Thyrsostachys siamensis Gamble (Gramineae)

Scientific name
Thyrsostachys siamensis Gamble
Family name
Gramineae (Syn. Poaceae)
Common name
Monastery bamboo, umbrella-handled bamboo (English); shamu dake (Japanease)
Local name
Nomai phai ruak
Densely tufted, sympodial bamboo. Culm erect or with arching tips, 8–14 m tall, 2–7.5 cm in diameter, smooth, greyish-green; internodes 15–30 cm long; nodes not swollen. Culm sheath 20–25 cm long, 10–20 cm wide near the base, narrowing towards the apex, persistent, pale to purplish-green, covered with scattered, pale, appressed hairs; blade narrowly lanceolate, 7-15 × 5-10 mm, erect, short-haired adaxially; ligule very short. Young shoots pale to purplish-green. Leaf blade narrow, linear, 7–14 cm × 5–8 mm, pale green, usually glabrous; sheath striate, white-haired along margins; ligule very short, entire, ciliate. Inflorescence borne terminally on leafy or leafless branches, many thin branchlets bearing bracteate clusters of few pseudospikelets; spikelet c. 15 mm long, comprising 1 empty glume, usually 2 perfect florets, and rachilla extension bearing a rudimentary floret. Caryopsis cylindrical, c. 5 × 2.5 mm, surmounted by a yellowish, glabrous, soft, long beak.
Traditional medicinal use
Functional constituents
Distributed widely in dry or semi-evergreen forests on poor soils. Grows in mixed deciduous and teak forests in northern and north-eastern Thailand; pure stands often occur in hill forests in central Thailand, at elevations of 300–400 m a.s.l., where the annual rainfall is 800–1,000 mm. Occasionally grown as a windbreak. Propagated by rhizome division in 1-year-old culms with rhizome, roots, and culm reaching at least 1 m. The rhizome pieces are placed in moist medium under 50% shade for 2–3 months or until new roots and shoots are sufficiently mature to be transplanted into the field at the start of the rainy season.
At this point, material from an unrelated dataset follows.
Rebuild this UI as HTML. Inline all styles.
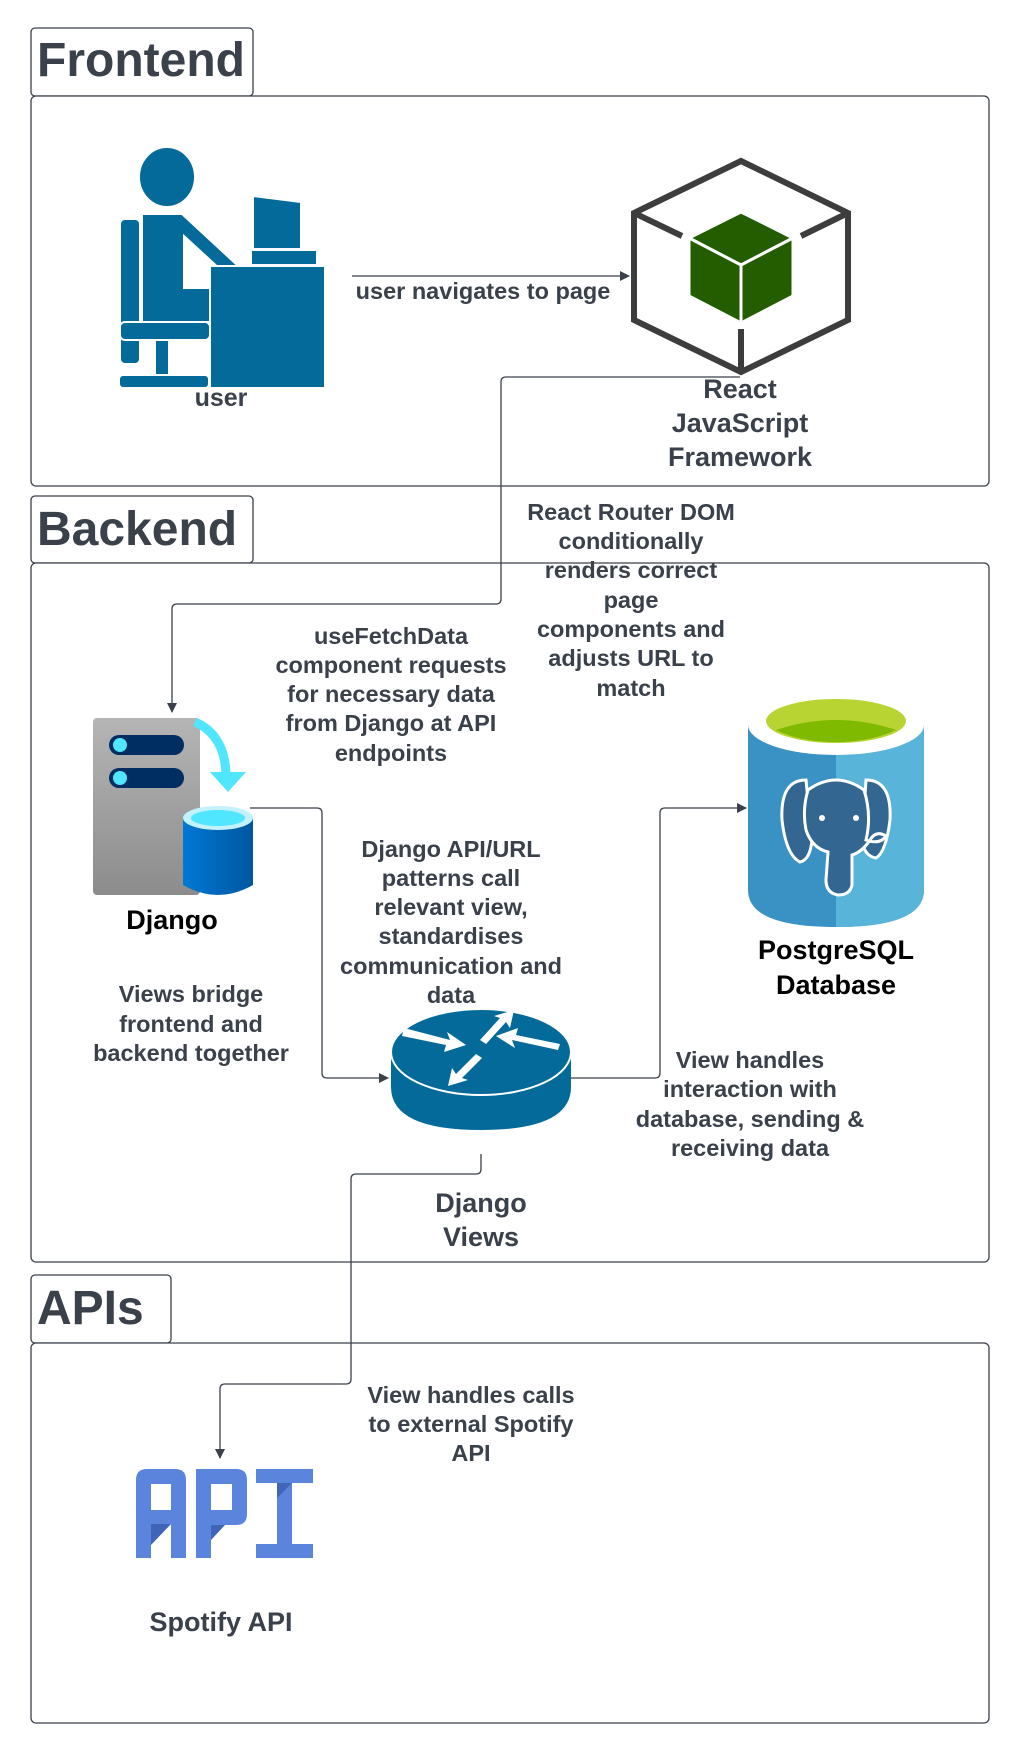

Bamboo shoots consist of 89.5 g water, 3.8 g protein, 0.3 g fat, 4.5 g carbohydrates, 0.7 g fibre, 1.0 g ash, 12.8 mg calcium, 40.2 mg iron, 0.2 mg phosphorus, 0.01 mg vitamin B1, 0.09 mg vitamin B2, and traces of vitamins A and C per 100-g serving. Their energy value is c. 140 kJ/100 g.
Young shoots are harvested during the rainy season, boiled and served with nam phrik (dipping sauces) or added to various dishes such as kaeng nor-mai (spicy bamboo shoot soup). However, most bamboo shoots contain high amounts of uric acid; therefore, those with joint pain should avoid any dishes containing bamboo shoots.